» DESCRIPTION OF THE TASK
Return the records exactly as they are.

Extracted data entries
--------------------------------------------------

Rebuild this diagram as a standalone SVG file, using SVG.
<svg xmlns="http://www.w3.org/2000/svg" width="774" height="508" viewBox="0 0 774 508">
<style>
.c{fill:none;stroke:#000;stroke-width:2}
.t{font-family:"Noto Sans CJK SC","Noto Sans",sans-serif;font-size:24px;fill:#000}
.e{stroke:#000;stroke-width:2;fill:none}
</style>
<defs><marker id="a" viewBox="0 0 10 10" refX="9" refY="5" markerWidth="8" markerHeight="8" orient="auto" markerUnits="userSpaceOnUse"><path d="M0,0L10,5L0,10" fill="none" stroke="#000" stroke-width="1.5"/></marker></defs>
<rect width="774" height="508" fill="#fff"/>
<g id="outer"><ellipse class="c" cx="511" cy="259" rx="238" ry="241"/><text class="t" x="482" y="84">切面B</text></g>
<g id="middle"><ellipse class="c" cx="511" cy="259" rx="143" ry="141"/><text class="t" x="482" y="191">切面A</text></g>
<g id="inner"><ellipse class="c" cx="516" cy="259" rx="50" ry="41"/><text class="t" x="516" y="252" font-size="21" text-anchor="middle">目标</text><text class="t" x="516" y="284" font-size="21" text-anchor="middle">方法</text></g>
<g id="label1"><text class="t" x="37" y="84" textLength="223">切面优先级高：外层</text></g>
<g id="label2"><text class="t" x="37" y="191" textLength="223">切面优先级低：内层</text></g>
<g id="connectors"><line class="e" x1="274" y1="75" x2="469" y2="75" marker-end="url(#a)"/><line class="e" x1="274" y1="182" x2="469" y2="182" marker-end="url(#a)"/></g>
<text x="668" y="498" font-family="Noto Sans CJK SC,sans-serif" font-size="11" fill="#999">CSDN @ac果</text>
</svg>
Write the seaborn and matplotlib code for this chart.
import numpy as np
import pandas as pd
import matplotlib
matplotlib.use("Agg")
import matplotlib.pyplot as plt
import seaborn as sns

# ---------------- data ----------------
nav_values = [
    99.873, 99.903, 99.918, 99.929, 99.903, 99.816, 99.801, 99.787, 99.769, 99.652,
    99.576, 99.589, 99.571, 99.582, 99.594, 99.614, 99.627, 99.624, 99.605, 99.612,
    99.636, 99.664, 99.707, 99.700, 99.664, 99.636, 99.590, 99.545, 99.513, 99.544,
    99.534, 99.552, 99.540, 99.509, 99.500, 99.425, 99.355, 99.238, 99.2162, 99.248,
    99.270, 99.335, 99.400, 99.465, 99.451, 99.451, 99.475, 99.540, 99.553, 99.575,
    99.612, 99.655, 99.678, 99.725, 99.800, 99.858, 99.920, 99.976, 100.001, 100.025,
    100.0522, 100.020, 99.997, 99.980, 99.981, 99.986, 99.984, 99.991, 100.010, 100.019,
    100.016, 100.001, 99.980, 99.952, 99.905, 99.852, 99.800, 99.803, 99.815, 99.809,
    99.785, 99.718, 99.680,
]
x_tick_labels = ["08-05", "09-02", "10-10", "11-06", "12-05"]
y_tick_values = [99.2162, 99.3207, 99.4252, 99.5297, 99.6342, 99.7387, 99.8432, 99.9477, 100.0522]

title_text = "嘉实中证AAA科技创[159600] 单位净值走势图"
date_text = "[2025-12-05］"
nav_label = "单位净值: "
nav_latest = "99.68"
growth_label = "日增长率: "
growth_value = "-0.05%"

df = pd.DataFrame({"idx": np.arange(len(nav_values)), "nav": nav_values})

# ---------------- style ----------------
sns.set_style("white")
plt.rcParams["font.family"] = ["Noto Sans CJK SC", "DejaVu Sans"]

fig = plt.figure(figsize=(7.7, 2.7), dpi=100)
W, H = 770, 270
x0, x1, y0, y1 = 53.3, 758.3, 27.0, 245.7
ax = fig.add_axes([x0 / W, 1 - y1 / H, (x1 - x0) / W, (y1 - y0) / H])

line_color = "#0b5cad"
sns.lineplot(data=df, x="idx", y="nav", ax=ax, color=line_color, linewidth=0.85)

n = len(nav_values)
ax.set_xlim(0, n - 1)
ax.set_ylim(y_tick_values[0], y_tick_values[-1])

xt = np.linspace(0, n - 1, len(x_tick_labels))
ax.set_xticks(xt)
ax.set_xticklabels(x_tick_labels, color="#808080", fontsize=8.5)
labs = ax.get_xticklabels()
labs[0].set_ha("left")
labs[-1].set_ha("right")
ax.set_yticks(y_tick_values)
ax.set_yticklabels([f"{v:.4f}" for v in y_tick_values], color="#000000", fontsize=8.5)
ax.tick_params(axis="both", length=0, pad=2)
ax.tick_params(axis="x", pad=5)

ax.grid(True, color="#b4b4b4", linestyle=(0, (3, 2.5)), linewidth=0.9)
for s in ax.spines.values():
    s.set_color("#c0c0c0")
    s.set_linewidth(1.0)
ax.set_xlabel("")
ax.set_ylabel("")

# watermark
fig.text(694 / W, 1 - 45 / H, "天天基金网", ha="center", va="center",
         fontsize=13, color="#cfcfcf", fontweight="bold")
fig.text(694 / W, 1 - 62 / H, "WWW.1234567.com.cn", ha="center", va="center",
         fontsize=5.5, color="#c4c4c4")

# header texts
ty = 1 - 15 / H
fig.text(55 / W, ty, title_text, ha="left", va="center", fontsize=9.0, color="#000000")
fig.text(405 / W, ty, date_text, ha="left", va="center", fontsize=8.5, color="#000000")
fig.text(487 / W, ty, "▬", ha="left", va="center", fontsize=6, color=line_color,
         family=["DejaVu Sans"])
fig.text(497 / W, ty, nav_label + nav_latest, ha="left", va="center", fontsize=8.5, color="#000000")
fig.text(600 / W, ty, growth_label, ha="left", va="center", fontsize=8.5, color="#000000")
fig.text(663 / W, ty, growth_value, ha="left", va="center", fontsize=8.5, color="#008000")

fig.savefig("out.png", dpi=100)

--------------------------------------------------

» FINAL RESULT
Rebuild this diagram as a standalone SVG file, using SVG.
<svg xmlns="http://www.w3.org/2000/svg" width="774" height="508" viewBox="0 0 774 508">
<style>
.c{fill:none;stroke:#000;stroke-width:2}
.t{font-family:"Noto Sans CJK SC","Noto Sans",sans-serif;font-size:24px;fill:#000}
.e{stroke:#000;stroke-width:2;fill:none}
</style>
<defs><marker id="a" viewBox="0 0 10 10" refX="9" refY="5" markerWidth="8" markerHeight="8" orient="auto" markerUnits="userSpaceOnUse"><path d="M0,0L10,5L0,10" fill="none" stroke="#000" stroke-width="1.5"/></marker></defs>
<rect width="774" height="508" fill="#fff"/>
<g id="outer"><ellipse class="c" cx="511" cy="259" rx="238" ry="241"/><text class="t" x="482" y="84">切面B</text></g>
<g id="middle"><ellipse class="c" cx="511" cy="259" rx="143" ry="141"/><text class="t" x="482" y="191">切面A</text></g>
<g id="inner"><ellipse class="c" cx="516" cy="259" rx="50" ry="41"/><text class="t" x="516" y="252" font-size="21" text-anchor="middle">目标</text><text class="t" x="516" y="284" font-size="21" text-anchor="middle">方法</text></g>
<g id="label1"><text class="t" x="37" y="84" textLength="223">切面优先级高：外层</text></g>
<g id="label2"><text class="t" x="37" y="191" textLength="223">切面优先级低：内层</text></g>
<g id="connectors"><line class="e" x1="274" y1="75" x2="469" y2="75" marker-end="url(#a)"/><line class="e" x1="274" y1="182" x2="469" y2="182" marker-end="url(#a)"/></g>
<text x="668" y="498" font-family="Noto Sans CJK SC,sans-serif" font-size="11" fill="#999">CSDN @ac果</text>
</svg>
Write the seaborn and matplotlib code for this chart.
import numpy as np
import pandas as pd
import matplotlib
matplotlib.use("Agg")
import matplotlib.pyplot as plt
import seaborn as sns

# ---------------- data ----------------
nav_values = [
    99.873, 99.903, 99.918, 99.929, 99.903, 99.816, 99.801, 99.787, 99.769, 99.652,
    99.576, 99.589, 99.571, 99.582, 99.594, 99.614, 99.627, 99.624, 99.605, 99.612,
    99.636, 99.664, 99.707, 99.700, 99.664, 99.636, 99.590, 99.545, 99.513, 99.544,
    99.534, 99.552, 99.540, 99.509, 99.500, 99.425, 99.355, 99.238, 99.2162, 99.248,
    99.270, 99.335, 99.400, 99.465, 99.451, 99.451, 99.475, 99.540, 99.553, 99.575,
    99.612, 99.655, 99.678, 99.725, 99.800, 99.858, 99.920, 99.976, 100.001, 100.025,
    100.0522, 100.020, 99.997, 99.980, 99.981, 99.986, 99.984, 99.991, 100.010, 100.019,
    100.016, 100.001, 99.980, 99.952, 99.905, 99.852, 99.800, 99.803, 99.815, 99.809,
    99.785, 99.718, 99.680,
]
x_tick_labels = ["08-05", "09-02", "10-10", "11-06", "12-05"]
y_tick_values = [99.2162, 99.3207, 99.4252, 99.5297, 99.6342, 99.7387, 99.8432, 99.9477, 100.0522]

title_text = "嘉实中证AAA科技创[159600] 单位净值走势图"
date_text = "[2025-12-05］"
nav_label = "单位净值: "
nav_latest = "99.68"
growth_label = "日增长率: "
growth_value = "-0.05%"

df = pd.DataFrame({"idx": np.arange(len(nav_values)), "nav": nav_values})

# ---------------- style ----------------
sns.set_style("white")
plt.rcParams["font.family"] = ["Noto Sans CJK SC", "DejaVu Sans"]

fig = plt.figure(figsize=(7.7, 2.7), dpi=100)
W, H = 770, 270
x0, x1, y0, y1 = 53.3, 758.3, 27.0, 245.7
ax = fig.add_axes([x0 / W, 1 - y1 / H, (x1 - x0) / W, (y1 - y0) / H])

line_color = "#0b5cad"
sns.lineplot(data=df, x="idx", y="nav", ax=ax, color=line_color, linewidth=0.85)

n = len(nav_values)
ax.set_xlim(0, n - 1)
ax.set_ylim(y_tick_values[0], y_tick_values[-1])

xt = np.linspace(0, n - 1, len(x_tick_labels))
ax.set_xticks(xt)
ax.set_xticklabels(x_tick_labels, color="#808080", fontsize=8.5)
labs = ax.get_xticklabels()
labs[0].set_ha("left")
labs[-1].set_ha("right")
ax.set_yticks(y_tick_values)
ax.set_yticklabels([f"{v:.4f}" for v in y_tick_values], color="#000000", fontsize=8.5)
ax.tick_params(axis="both", length=0, pad=2)
ax.tick_params(axis="x", pad=5)

ax.grid(True, color="#b4b4b4", linestyle=(0, (3, 2.5)), linewidth=0.9)
for s in ax.spines.values():
    s.set_color("#c0c0c0")
    s.set_linewidth(1.0)
ax.set_xlabel("")
ax.set_ylabel("")

# watermark
fig.text(694 / W, 1 - 45 / H, "天天基金网", ha="center", va="center",
         fontsize=13, color="#cfcfcf", fontweight="bold")
fig.text(694 / W, 1 - 62 / H, "WWW.1234567.com.cn", ha="center", va="center",
         fontsize=5.5, color="#c4c4c4")

# header texts
ty = 1 - 15 / H
fig.text(55 / W, ty, title_text, ha="left", va="center", fontsize=9.0, color="#000000")
fig.text(405 / W, ty, date_text, ha="left", va="center", fontsize=8.5, color="#000000")
fig.text(487 / W, ty, "▬", ha="left", va="center", fontsize=6, color=line_color,
         family=["DejaVu Sans"])
fig.text(497 / W, ty, nav_label + nav_latest, ha="left", va="center", fontsize=8.5, color="#000000")
fig.text(600 / W, ty, growth_label, ha="left", va="center", fontsize=8.5, color="#000000")
fig.text(663 / W, ty, growth_value, ha="left", va="center", fontsize=8.5, color="#008000")

fig.savefig("out.png", dpi=100)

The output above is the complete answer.